My job is done
Updated: Feb 28, 2020
In his eulogy to our sister Tiney last year he read these words.
“I remember a pink leather couch in the sun-room of Howard Street. I remember us as children on that couch on either side of Dad. We visited many worlds filled with knights, magical trees, goblins and cursed princesses. We trod the decks of the Dawntreader with Prince Caspian and Reepicheep. We were with Sebastian in the attic of his English boarding school as he opened the pages of the book he stole from Carl Conrad CORENDAR. Both of us were in the old inn under a galleon moon, tossed upon the stormy clouds with Bess, the black-eyed landlord’s daughter, as she waited for her highwayman. The nights always ended with insane laugher whilst tickled by Dad as he chanted the mantra of the spider that wiggled and jiggled and tickled inside the silly old women.”
Somehow, he conveyed so beautifully how words tie us all together. I don’t remember a pink couch, that came when I was older. I remember a couch with a red type of material and I am sure it had faux leather on the head rest and on the arms. I have a million vague memories of Dad reading to my older sister Nic and I every night. There is something so powerful in the magic of a story. There is something that is so permanent and hopeful about the love of the written word and the ability to get lost, if only only for a few moments between the pages of a book.
When Archie and Rissie were born I promised myself that I would pass on the same gift that Dad had given us. The love of the written word, the obsession with books, the ability to fall in love with the characters in a story. I have been reading to Archie and Rissie ever since they were born. Children’s stories, nursery rhymes, poetry and fables. I have been reading to them for just over 10 years and I am finally coming to the realisation that that part of my job of being a mother is almost complete.
We are heading into the last chapters of The Wishing Chair collection by Enid Blyton, and I realised only a few nights ago, that Archie and Rissie are really starting to piss me off. Rissie’s legs get agitated and she moves around a lot and occasionally her copy of Anne of Avonlea will fall out from under the pillow she has on her lap. She doesn’t seem quite so enthralled either by the rather magnificent voices I give every character. She even turned a few pages the other night to see what was coming next. Archie scans the lines ahead and will have the audacity to correct me when I read the wrong word. He even asked me rather anxiously, in the middle of a chapter the other night if he would still have time to read that night. I wanted to say, “For Fuck’s sake, what the hell is it you think we are doing?” But I didn’t, as when I am with the kids, I only curse inside my head and I probably would not have liked the answer.

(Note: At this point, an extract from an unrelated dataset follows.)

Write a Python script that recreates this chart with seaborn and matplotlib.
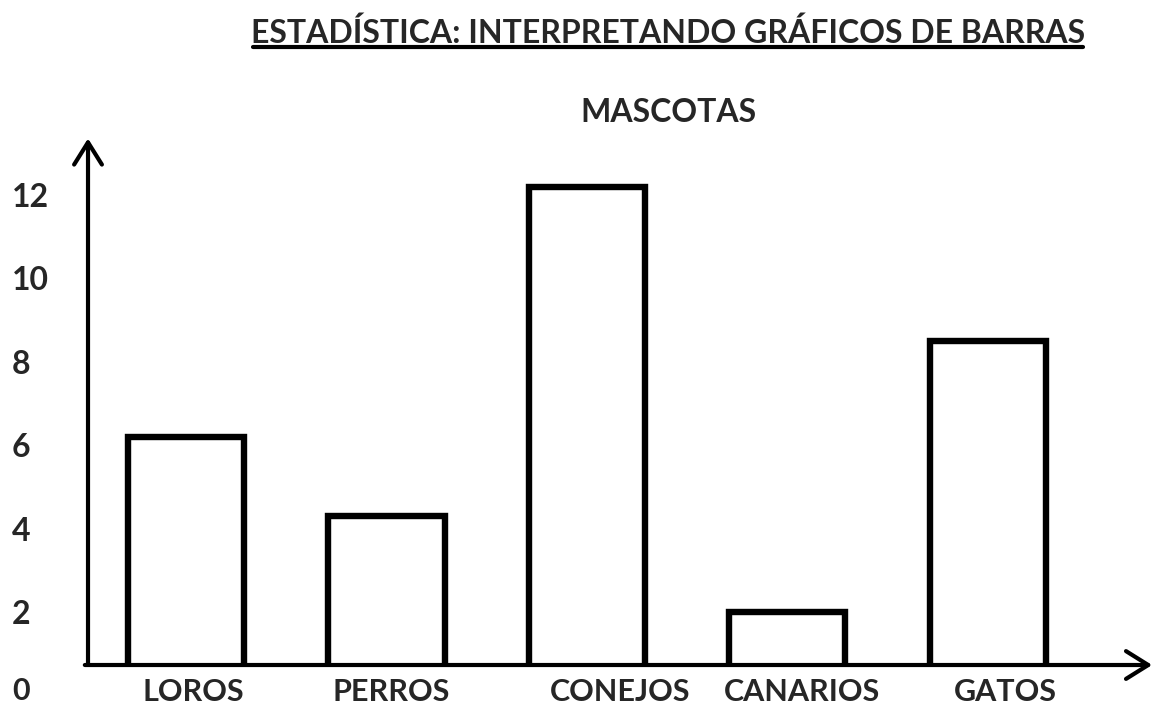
import matplotlib
matplotlib.use("Agg")
import matplotlib.pyplot as plt
from matplotlib.lines import Line2D
from matplotlib.transforms import ScaledTranslation
import seaborn as sns
import pandas as pd

# Data (tick scale: 0 sits below the drawn baseline)
categories = ['LOROS', 'PERROS', 'CONEJOS', 'CANARIOS', 'GATOS']
values = [6.2, 4.3, 12.2, 2.0, 8.5]
y_ticks = [2, 4, 6, 8, 10, 12]

title = 'ESTADÍSTICA: INTERPRETANDO GRÁFICOS DE BARRAS'
subtitle = 'MASCOTAS'

# the category labels sit a little right of their bars (pixels)
label_shift = [7, 5, 33, 15, 18]

sns.set_theme(style="white")
plt.rcParams['font.family'] = ['Lato', 'DejaVu Sans']

df = pd.DataFrame({'Mascota': categories, 'Cantidad': values})

fig = plt.figure(figsize=(11.55, 7.07), dpi=100)
ax = fig.add_axes([0.0762, 0.0594, 0.9195, 0.7426])

sns.barplot(
    data=df, x='Mascota', y='Cantidad', ax=ax,
    width=0.58, color='white', saturation=1,
    edgecolor='black', linewidth=4.6
)

ax.set_xlim(-0.49, 4.81)
ax.set_ylim(0.73, 13.32)

for s in ax.spines.values():
    s.set_visible(False)

# hand-drawn style axes with open arrow heads
arrow = dict(arrowstyle='->,head_length=0.8,head_width=0.5', lw=3,
             mutation_scale=20, color='black', shrinkA=0, shrinkB=0)
ax.annotate('', xy=(0, 1.003), xytext=(0, 0), xycoords='axes fraction',
            arrowprops=arrow, annotation_clip=False)
ax.annotate('', xy=(1.002, 0), xytext=(-0.003, 0), xycoords='axes fraction',
            arrowprops=arrow, annotation_clip=False)

ax.set_yticks(y_ticks)
ax.set_yticklabels([str(t) for t in y_ticks])
ax.tick_params(axis='y', length=0, pad=55, labelsize=23)
for lab in ax.get_yticklabels():
    lab.set_horizontalalignment('left')
    lab.set_fontweight('bold')
ax.text(-0.0716, -0.1, '0', transform=ax.get_yaxis_transform(), ha='left',
        va='baseline', fontsize=22, fontweight='bold', clip_on=False)

ax.tick_params(axis='x', length=0, pad=9, labelsize=22)
for lab, dx in zip(ax.get_xticklabels(), label_shift):
    lab.set_fontweight('bold')
    lab.set_transform(lab.get_transform() + ScaledTranslation(dx / 100, 0, fig.dpi_scale_trans))
ax.set_xlabel('')
ax.set_ylabel('')

fig.text(668 / 1155, 1 - 43 / 707, title, ha='center', va='baseline',
         fontsize=23, fontweight='bold')
fig.add_artist(Line2D([253 / 1155, 1083 / 1155], [1 - 47 / 707, 1 - 47 / 707],
                      color='black', lw=3, transform=fig.transFigure))
fig.text(668 / 1155, 1 - 122 / 707, subtitle, ha='center', va='baseline',
         fontsize=23, fontweight='bold')

fig.savefig('out.png', dpi=100, facecolor='white')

The annoying thing is that they remind me of someone. They remind me of someone who got agitated and flicked the pages and corrected her father when he got a word wrong. They remind me of someone who eventually said to her dad, “I think I might just read my own book tonight dad” and abandoned another parent after a decade of reading. I don’t really want to admit it, but my job is done. I had so many other books to read to them. I have Ballet Shoes waiting and the Hobbit and I know that it is no longer my job to read these books to Archie and Rissie. It is their job to read them on their own. It made me a little bit sad that my reading days are almost complete. But at least I know my job is done. That is what I keep repeating to myself anyway.
I know that I have instilled in them a love of the written word and that is all that I wanted to do. When Rissie tells me that I need to fill out her school reading diary for an extra 90 minutes that day because she could not sleep and woke at 4.30 to read her book, a little part of my does a backflip inside because already she is showing signs of being a literary obsessive. When I snap at Archie to put his book away and pack his lunch box, I only do it because I am a little jealous that he is reading, and I gave up packing lunch boxes years ago.
We have a few chapters left and I am going to milk it for all they are worth. I love the feel of their little bodies next to mine, hanging onto my every word. I know they no longer hang but are probably sitting there to be nice, but I am going to finish their final book. I hope that when they are older, possibly with children of their own, that they will think back fondly to our brown and blue couch that I got off ebay. That they will remember snuggling under the blanket when it was cold. I hope they remember those days and that they also remember to pass that love on.
I know it is only one of many jobs as a parent. But my job is done.